A research perspective of the ACELG Research Programme 2014-2018.
In addition to the focus on the role of specific institutions and actors in
the European constitutional order, cross-cutting research in particular policy
sectors, such as for example European health policy, environmental policy,
monetary policy, competition law, citizenship, trade, and security maps the
dynamics between institutions and actors and how these shape in the long run the
European constitutional order. This type of research encompasses both the
political and economic constitutional order and is a specific example of how
ACELG seeks to establish synergies between the research of the different
European constitutional orders, so it becomes possible to understand the
institutional dynamics and the living European constitutional order as a whole.

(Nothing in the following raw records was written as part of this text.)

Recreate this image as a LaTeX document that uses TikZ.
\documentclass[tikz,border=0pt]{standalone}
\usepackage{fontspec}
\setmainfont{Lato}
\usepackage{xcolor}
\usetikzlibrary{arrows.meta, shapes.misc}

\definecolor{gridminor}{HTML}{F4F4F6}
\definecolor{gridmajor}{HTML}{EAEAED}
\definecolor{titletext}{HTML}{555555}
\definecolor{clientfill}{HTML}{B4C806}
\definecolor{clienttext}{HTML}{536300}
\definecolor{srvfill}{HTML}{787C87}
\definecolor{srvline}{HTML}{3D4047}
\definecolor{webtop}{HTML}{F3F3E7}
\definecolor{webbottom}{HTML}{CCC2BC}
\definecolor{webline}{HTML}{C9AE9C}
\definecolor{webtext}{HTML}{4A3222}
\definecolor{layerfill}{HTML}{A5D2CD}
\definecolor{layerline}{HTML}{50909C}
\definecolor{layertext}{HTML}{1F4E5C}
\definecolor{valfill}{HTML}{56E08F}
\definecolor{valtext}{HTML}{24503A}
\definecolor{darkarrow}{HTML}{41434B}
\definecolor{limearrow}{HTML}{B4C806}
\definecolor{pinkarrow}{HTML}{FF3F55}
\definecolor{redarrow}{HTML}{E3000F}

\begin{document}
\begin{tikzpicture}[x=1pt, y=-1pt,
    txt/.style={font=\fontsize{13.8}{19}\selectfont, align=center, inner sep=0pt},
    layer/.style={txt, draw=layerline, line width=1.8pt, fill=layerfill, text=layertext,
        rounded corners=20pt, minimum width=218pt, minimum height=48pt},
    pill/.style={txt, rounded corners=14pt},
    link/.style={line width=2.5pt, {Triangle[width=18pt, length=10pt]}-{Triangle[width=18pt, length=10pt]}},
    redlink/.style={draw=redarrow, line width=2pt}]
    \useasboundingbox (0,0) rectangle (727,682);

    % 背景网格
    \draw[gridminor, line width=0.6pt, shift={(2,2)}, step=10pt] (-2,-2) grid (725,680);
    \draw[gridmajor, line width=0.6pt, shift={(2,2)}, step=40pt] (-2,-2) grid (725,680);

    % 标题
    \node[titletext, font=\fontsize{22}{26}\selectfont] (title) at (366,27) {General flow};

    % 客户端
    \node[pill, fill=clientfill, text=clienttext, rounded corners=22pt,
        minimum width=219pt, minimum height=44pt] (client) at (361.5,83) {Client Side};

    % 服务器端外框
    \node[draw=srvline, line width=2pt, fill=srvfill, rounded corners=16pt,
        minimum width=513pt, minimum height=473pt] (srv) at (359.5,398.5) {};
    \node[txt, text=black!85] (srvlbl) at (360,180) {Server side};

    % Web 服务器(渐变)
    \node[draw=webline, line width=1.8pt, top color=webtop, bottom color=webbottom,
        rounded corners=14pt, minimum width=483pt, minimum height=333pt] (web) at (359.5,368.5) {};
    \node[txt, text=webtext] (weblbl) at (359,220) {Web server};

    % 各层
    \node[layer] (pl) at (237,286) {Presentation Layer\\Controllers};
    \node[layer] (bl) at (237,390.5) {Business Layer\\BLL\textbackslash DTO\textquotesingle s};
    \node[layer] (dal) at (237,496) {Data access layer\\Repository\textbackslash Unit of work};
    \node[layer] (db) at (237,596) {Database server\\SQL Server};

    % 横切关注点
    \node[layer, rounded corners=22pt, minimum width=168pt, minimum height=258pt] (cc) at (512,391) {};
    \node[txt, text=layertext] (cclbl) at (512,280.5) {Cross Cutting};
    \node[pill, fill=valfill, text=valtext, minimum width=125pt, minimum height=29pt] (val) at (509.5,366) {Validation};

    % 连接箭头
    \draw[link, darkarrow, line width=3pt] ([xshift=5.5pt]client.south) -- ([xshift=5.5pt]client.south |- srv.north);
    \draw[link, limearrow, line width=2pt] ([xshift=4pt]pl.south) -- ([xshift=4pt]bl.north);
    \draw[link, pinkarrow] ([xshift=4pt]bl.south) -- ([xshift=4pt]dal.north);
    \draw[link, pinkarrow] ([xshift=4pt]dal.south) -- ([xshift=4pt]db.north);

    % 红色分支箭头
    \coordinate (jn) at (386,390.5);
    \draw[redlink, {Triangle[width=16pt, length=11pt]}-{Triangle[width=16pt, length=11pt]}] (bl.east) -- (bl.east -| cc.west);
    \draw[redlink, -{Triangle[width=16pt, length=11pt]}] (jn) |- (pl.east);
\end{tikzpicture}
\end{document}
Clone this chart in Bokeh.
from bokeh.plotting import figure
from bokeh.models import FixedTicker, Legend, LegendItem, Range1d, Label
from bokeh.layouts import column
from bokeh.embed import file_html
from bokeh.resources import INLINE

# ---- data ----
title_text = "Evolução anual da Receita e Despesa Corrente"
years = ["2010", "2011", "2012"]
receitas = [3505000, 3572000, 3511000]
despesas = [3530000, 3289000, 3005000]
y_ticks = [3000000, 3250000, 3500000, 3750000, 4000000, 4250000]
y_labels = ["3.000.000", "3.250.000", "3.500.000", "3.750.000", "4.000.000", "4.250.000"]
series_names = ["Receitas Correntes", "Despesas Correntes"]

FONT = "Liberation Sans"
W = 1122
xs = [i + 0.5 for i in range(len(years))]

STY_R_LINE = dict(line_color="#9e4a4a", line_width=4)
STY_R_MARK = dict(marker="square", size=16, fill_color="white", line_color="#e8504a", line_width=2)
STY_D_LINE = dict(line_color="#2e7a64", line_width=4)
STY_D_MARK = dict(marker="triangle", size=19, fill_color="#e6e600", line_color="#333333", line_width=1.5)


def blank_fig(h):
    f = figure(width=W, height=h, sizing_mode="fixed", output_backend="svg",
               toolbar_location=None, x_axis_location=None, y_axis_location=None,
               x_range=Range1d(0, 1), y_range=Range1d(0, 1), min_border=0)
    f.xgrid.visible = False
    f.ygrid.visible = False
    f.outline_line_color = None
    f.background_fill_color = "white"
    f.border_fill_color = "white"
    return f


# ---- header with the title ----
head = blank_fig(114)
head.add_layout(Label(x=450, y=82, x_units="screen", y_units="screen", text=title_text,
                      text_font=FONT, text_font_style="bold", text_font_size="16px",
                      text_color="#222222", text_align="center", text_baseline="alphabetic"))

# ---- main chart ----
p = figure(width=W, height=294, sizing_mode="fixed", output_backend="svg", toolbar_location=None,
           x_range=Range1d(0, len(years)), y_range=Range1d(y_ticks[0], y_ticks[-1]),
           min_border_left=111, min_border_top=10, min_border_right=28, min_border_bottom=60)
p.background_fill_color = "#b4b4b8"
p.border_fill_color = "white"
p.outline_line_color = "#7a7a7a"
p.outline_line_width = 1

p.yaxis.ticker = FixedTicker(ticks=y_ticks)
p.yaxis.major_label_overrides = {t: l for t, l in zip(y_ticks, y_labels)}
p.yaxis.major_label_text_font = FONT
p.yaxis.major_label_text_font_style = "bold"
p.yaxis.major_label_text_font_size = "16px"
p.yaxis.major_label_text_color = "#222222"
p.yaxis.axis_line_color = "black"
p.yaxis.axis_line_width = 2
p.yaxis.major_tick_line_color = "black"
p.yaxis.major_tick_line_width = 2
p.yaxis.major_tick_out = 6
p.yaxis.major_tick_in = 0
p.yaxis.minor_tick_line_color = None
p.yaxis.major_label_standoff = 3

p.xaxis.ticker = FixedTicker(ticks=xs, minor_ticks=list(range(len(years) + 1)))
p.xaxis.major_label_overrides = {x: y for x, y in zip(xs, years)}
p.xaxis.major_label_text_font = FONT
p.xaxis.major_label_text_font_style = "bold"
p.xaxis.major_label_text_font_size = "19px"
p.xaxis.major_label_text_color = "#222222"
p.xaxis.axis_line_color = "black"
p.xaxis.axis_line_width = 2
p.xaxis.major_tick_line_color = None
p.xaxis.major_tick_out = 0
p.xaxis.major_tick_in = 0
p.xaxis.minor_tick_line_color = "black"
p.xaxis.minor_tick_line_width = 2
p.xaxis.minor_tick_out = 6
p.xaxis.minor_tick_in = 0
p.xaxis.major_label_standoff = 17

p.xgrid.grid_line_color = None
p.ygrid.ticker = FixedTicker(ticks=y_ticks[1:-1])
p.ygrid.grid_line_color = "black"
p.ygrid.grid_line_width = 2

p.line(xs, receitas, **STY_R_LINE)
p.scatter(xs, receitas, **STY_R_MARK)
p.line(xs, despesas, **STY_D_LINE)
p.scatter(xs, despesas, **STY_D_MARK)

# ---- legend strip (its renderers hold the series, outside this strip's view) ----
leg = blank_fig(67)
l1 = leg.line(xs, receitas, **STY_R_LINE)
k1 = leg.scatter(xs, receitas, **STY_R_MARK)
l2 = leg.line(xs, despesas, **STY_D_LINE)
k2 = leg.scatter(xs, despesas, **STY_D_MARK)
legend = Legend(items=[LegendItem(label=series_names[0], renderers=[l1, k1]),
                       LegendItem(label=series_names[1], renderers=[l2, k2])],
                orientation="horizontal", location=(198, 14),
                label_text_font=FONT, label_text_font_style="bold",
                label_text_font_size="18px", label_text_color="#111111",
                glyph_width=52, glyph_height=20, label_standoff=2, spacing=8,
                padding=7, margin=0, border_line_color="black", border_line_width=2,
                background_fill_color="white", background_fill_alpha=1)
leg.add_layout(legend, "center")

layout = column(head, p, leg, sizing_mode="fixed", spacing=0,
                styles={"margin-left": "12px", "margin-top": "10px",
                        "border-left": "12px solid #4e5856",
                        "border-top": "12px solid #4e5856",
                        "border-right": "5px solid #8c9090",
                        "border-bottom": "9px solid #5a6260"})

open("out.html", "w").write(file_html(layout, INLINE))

EU legislative, executive, and regulatory powers are incrementally changing
formally and informally, and expanding into a growing number of domains. We see
this quite clearly in the measures of economic governance adopted after the
financial crisis which has produced a complex mix of supranational and more
intergovernmental methods of governance. But it also applies even in a field
supposedly on the fringes of EU governance and with a profoundly
intergovernmental rhetoric - EU common foreign and security policy (CFSP).
Experts more and more point to the fact that autonomous EU (political and
administrative) actors are being created and empowered, so that a simple
intergovernmental analysis no longer captures a more complex reality. In many
cases a plurality of actors interacts in a plurality of different contexts and
fora, including on the international plane. The latter raises the additional
question of how the EU’s increased role as an international actor influences
shifts in authority and powers within the European legal order.